Turning the parallel GUI render on simply requires adding the argument parallel_in_single_scene to gym.make as so
import gymnasium as gym
import mani_skill.envs
env = gym.make(
"PickCube-v1",
obs_mode="state",
control_mode="pd_joint_delta_pos",
num_envs=16,
parallel_in_single_scene=True,
viewer_camera_configs=dict(shader_pack="rt-fast"),
)
env.reset()
while True:
env.step(env.action_space.sample())
env.render_human()
This will then open up a GUI that looks like so:
Additional GPU simulation/rendering customization#
Finally on servers with multiple GPUs you can directly pick which devices/backends to use for simulation and rendering by setting the CUDA_VISIBLE_DEVICES environment variable. You can do this by e.g. running export CUDA_VISIBLE_DEVICES=1 and then run the same code. While everything is labeled as device “cuda:0” it is actually using GPU device 1 now, which you can verify by running nvidia-smi.
We currently do not properly support exposing multiple visible CUDA devices to a single process as it has some rendering bugs at the moment.
Task Instantiation Options#
For the full list of environment instantiation options see mani_skill.envs.sapien_env. Here we list some common options:
Each ManiSkill task supports different observation modes and control modes, which determine its observation space and action space. They can be specified by gym.make(env_id, obs_mode=..., control_mode=...).

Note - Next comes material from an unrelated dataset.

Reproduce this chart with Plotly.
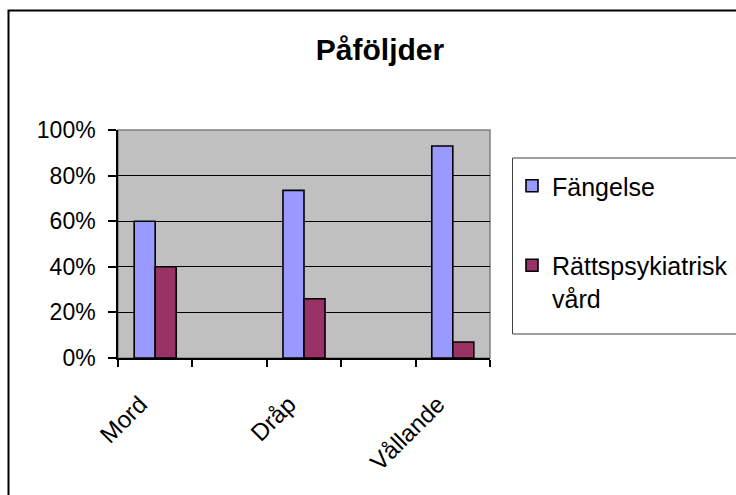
import plotly.graph_objects as go

# ---- data ----
categories = ["Mord", "Dråp", "Vållande"]
axis_categories = ["Mord", " ", "Dråp", "  ", "Vållande"]
fangelse = [0.60, 0.735, 0.93]
rattspsyk = [0.40, 0.26, 0.07]
series_names = ["Fängelse", "Rättspsykiatrisk<br>vård"]
y_ticks = [0, 0.2, 0.4, 0.6, 0.8, 1.0]

W, H = 736, 495
L, R, T, B = 118, 490, 130, 358  # plot area in px

def px(x):
    return (x - L) / (R - L)

def py(y):
    return (B - y) / (B - T)

FONT = "Liberation Sans, Arial, sans-serif"

fig = go.Figure()
fig.add_trace(go.Bar(
    x=categories, y=fangelse, name=series_names[0], legendgroup="a",
    marker=dict(color="#9999FF", line=dict(color="black", width=1.6)),
))
fig.add_trace(go.Bar(
    x=categories, y=rattspsyk, name=series_names[1], legendgroup="b",
    marker=dict(color="#993366", line=dict(color="black", width=1.6)),
))

shapes = [
    # plot area border (grey)
    dict(type="rect", xref="paper", yref="paper", x0=0, x1=1, y0=0, y1=1,
         line=dict(color="#808080", width=1.5), layer="below"),
    # chart area border (cropped)
    dict(type="path", xref="paper", yref="paper",
         path=f"M {px(8.5)},{py(520)} L {px(8.5)},{py(10.5)} L {px(780)},{py(10.5)}",
         line=dict(color="black", width=2)),
    # legend border (cropped)
    dict(type="path", xref="paper", yref="paper",
         path=f"M {px(780)},{py(158)} L {px(512.5)},{py(158)} L {px(512.5)},{py(334)} L {px(780)},{py(334)}",
         line=dict(color="#404040", width=1)),
]

fig.update_layout(
    width=W, height=H,
    margin=dict(l=L, r=W - R, t=T, b=H - B, pad=0, autoexpand=False),
    paper_bgcolor="white", plot_bgcolor="#C0C0C0",
    font=dict(family=FONT, color="black"),
    barmode="group", bargap=0.435, bargroupgap=0,
    title=dict(text="<b>Påföljder</b>", font=dict(size=30, family=FONT, color="black"),
               x=px(380), xref="paper", xanchor="center",
               y=1 - 49 / H, yref="container", yanchor="middle"),
    showlegend=True,
    legend=dict(x=px(512), y=py(163), xanchor="left", yanchor="top",
                font=dict(size=25, family=FONT, color="black"),
                traceorder="grouped", tracegroupgap=44, valign="top",
                bgcolor="rgba(0,0,0,0)", borderwidth=0),
    shapes=shapes,
    xaxis=dict(type="category", categoryorder="array", categoryarray=axis_categories,
               tickson="boundaries", ticks="outside", ticklen=7, tickcolor="black", tickwidth=1.5,
               showline=True, linecolor="black", linewidth=1.5, showgrid=False,
               tickangle=-45, tickfont=dict(size=24, family=FONT, color="black"),
               ticklabelstandoff=21, ticklabelshift=-15,
               range=[-0.5, 4.5], zeroline=False),
    yaxis=dict(range=[0, 1], tickvals=y_ticks, tickformat=".0%",
               ticks="outside", ticklen=8, tickcolor="black", tickwidth=1.5,
               showline=True, linecolor="black", linewidth=1.5,
               showgrid=True, gridcolor="black", gridwidth=1,
               tickfont=dict(size=23, family=FONT, color="black"),
               ticklabelstandoff=8, zeroline=False),
)

fig.write_html("out.html", config={"displayModeBar": False},
               post_script="document.body.style.margin='0px';document.body.style.overflow='hidden';")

The common observation modes are state, rgbd, pointcloud. We also support state_dict (states organized as a hierarchical dictionary) and sensor_data (raw visual observations without postprocessing). Please refer to Observation for more details. Furthermore, visual data generated by the simulator can be modified in many ways via shaders. Please refer to the sensors/cameras tutorial for more details.
We support a wide range of controllers. Different controllers can have different effects on your algorithms. Thus, it is recommended to understand the action space you are going to use. Please refer to Controllers for more details.
Some tasks require downloading assets that are not stored in the python package itself. You can download task-specific assets by python -m mani_skill.utils.download_asset ${ENV_ID}. The assets will be downloaded to ~/maniskill/data by default, but you can also use the environment variable MS_ASSET_DIR to change this destination. If you don’t download assets ahead of the time you will be prompted to do so if they are missing when running an environment.
Some ManiSkill tasks also support swapping robot embodiments such as the PickCube-v1 task. You can try using the fetch robot instead by running
gym.make("PickCube-v1", robot_uids="fetch")
You may also notice the argument is robot_uids plural, this is because we also support tasks with multiple robots which can be done by passing in tuple like robot_uids=("fetch", "fetch", "panda"). Note that not all tasks support loading any robot or multiple robots as they were designed to evaluate those settings.